Born in 1980 in Croydon, Martine is a Londoner through and through, having grown up in her grandparent’s house in South London, which was the centre of the local Jamaican community. From the age of nine, she spent Sundays after church on Clapham Common observing daytime ravers set up sound systems — and was introduced to reggae studios and nightclubs at an early age by her older sister, Michelle. “It was the biggest mix of people I think I'd ever seen,” she says. “I knew instinctively, even at that young age, that something important was happening.”


Her upbringing set her on the path to a lifelong exploration of British nightlife, music and subculture, eventually becoming a part of her work as a fashion designer, graduating from Middlesex University in 2002 and setting up her namesake label in 2007. “If I wasn't a fashion designer, what would I be?” she ponders in this episode. “I'd be a barmaid … It’s always been dance music for me.”

Martine’s work riffs on contemporary everyday clothes, often containing nods to her encyclopaedic knowledge of British subcultures – from acid house heads to 90s junglists, football hooligans and gabber ravers to the rude boys of the reggae scene. In the way they’re cut and formed, Martine’s clothes read as garments already worn in; familiar but twisted, sometimes too-big or too-small, always with something a bit ‘off’.


Her casting has always been radically inclusive, and was so long before it was fashionable. And often, her fashion shows are held in off-the-beaten-path locations: a primary school in Kentish Town, a climbing centre in Tottenham, a former gay sauna in Vauxhall, a Latin food market in Seven Sisters — almost always a love letter to London. “It reinforced my love of outsiders and characters and complicated geniuses,” she says of her early years in London, sneaking into clubs and working at bars in Soho.

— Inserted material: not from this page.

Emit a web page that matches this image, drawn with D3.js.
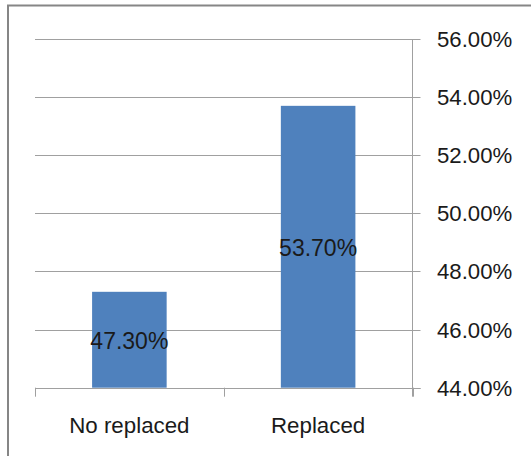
<!DOCTYPE html>
<html>
<head>
<meta charset="utf-8">
<script src="https://cdn.jsdelivr.net/npm/d3@7"></script>
<style>
  html, body { margin: 0; padding: 0; background: #ffffff; }
  svg { display: block; }
</style>
</head>
<body>
<div id="chart"></div>
<script>
const categories = ["No replaced", "Replaced"];
const values = [0.473, 0.537];
const tickValues = [0.44, 0.46, 0.48, 0.50, 0.52, 0.54, 0.56];

(function () {
const W = 531, H = 456;
const svg = d3.select("#chart").append("svg").attr("width", W).attr("height", H);

// outer chart border (extends past right/bottom edges)
svg.append("rect")
  .attr("x", 8).attr("y", 5.5)
  .attr("width", 600).attr("height", 600)
  .attr("fill", "none")
  .attr("stroke", "#868686")
  .attr("stroke-width", 2);

const pLeft = 35, pRight = 412.5, pTop = 39, pBottom = 387.7;

const x = d3.scaleBand().domain(categories).range([pLeft, pRight])
  .paddingInner(0.605).paddingOuter(0.3025);
const y = d3.scaleLinear().domain([0.44, 0.56]).range([pBottom, pTop]);

const gridColor = "#a0a0a0";
const numFont = "'Liberation Sans Narrow', 'Liberation Sans', Arial, sans-serif";
const catFont = "'Liberation Sans', Arial, sans-serif";

// gridlines + right-side ticks
svg.append("g").selectAll("line").data(tickValues).join("line")
  .attr("x1", pLeft).attr("x2", pRight + 8)
  .attr("y1", d => Math.round(y(d)) + 0.5).attr("y2", d => Math.round(y(d)) + 0.5)
  .attr("stroke", gridColor).attr("stroke-width", 1);

// right axis line
svg.append("line")
  .attr("x1", pRight).attr("x2", pRight)
  .attr("y1", pTop).attr("y2", pBottom + 9)
  .attr("stroke", gridColor).attr("stroke-width", 1);

// x-axis category boundary ticks
const boundaries = [pLeft, (pLeft + pRight) / 2, pRight];
svg.append("g").selectAll("line").data(boundaries).join("line")
  .attr("x1", d => Math.round(d) + 0.5).attr("x2", d => Math.round(d) + 0.5)
  .attr("y1", pBottom).attr("y2", pBottom + 9)
  .attr("stroke", gridColor).attr("stroke-width", 1);

// bars
svg.append("g").selectAll("rect").data(values).join("rect")
  .attr("x", (d, i) => x(categories[i]))
  .attr("width", x.bandwidth())
  .attr("y", d => y(d))
  .attr("height", d => pBottom - y(d))
  .attr("fill", "#4f81bd");

// re-draw baseline over bars
svg.append("line")
  .attr("x1", pLeft).attr("x2", pRight + 8)
  .attr("y1", Math.round(pBottom) + 0.5).attr("y2", Math.round(pBottom) + 0.5)
  .attr("stroke", gridColor).attr("stroke-width", 1);

// data labels
svg.append("g").selectAll("text").data(values).join("text")
  .attr("x", (d, i) => x(categories[i]) + x.bandwidth() / 2)
  .attr("y", d => (y(d) + pBottom) / 2 + 9.5)
  .attr("text-anchor", "middle")
  .attr("font-family", numFont)
  .attr("font-size", 23)
  .attr("fill", "#1a1a1a")
  .text(d => d3.format(".2%")(d));

// right tick labels
svg.append("g").selectAll("text").data(tickValues).join("text")
  .attr("x", 437)
  .attr("y", d => y(d) + 8)
  .attr("text-anchor", "start")
  .attr("font-family", numFont)
  .attr("font-size", 22.2)
  .attr("fill", "#1a1a1a")
  .text(d => d3.format(".2%")(d));

// category labels
svg.append("g").selectAll("text").data(categories).join("text")
  .attr("x", d => x(d) + x.bandwidth() / 2)
  .attr("y", 432.5)
  .attr("text-anchor", "middle")
  .attr("font-family", catFont)
  .attr("font-size", 22.3)
  .attr("fill", "#1a1a1a")
  .text(d => d);
})();
</script>
</body>
</html>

However, survival hasn’t always been easy as a creative person. By 2015, Martine faced homelessness after being kicked out of the squat she was living in with her partner and baby. That same year, Martine got a job that would prove to be life-changing: Balenciaga’s Demna asked her to be a menswear consultant for the brand. For the next three years, she helped perfect the enlarged silhouette at Balenciaga, changing the shape of fashion, from the catwalk to the high street. “[Demna] was just like, ‘Well, I believe in you. Who gives a shit about anyone else?’” she reflects.

Now, through her collaborations with Nike and Clarks, Martine has reached a global audience – and picked up plenty of awards and accolades along the way  – all while remaining respected within her local community of outsiders. She is a designer who does things her own way, often refusing to comply with the system. “No one is an island — you don't do it on your own,” she points out. “Find those people… and do it together, because you're stronger together, and you will do it together.”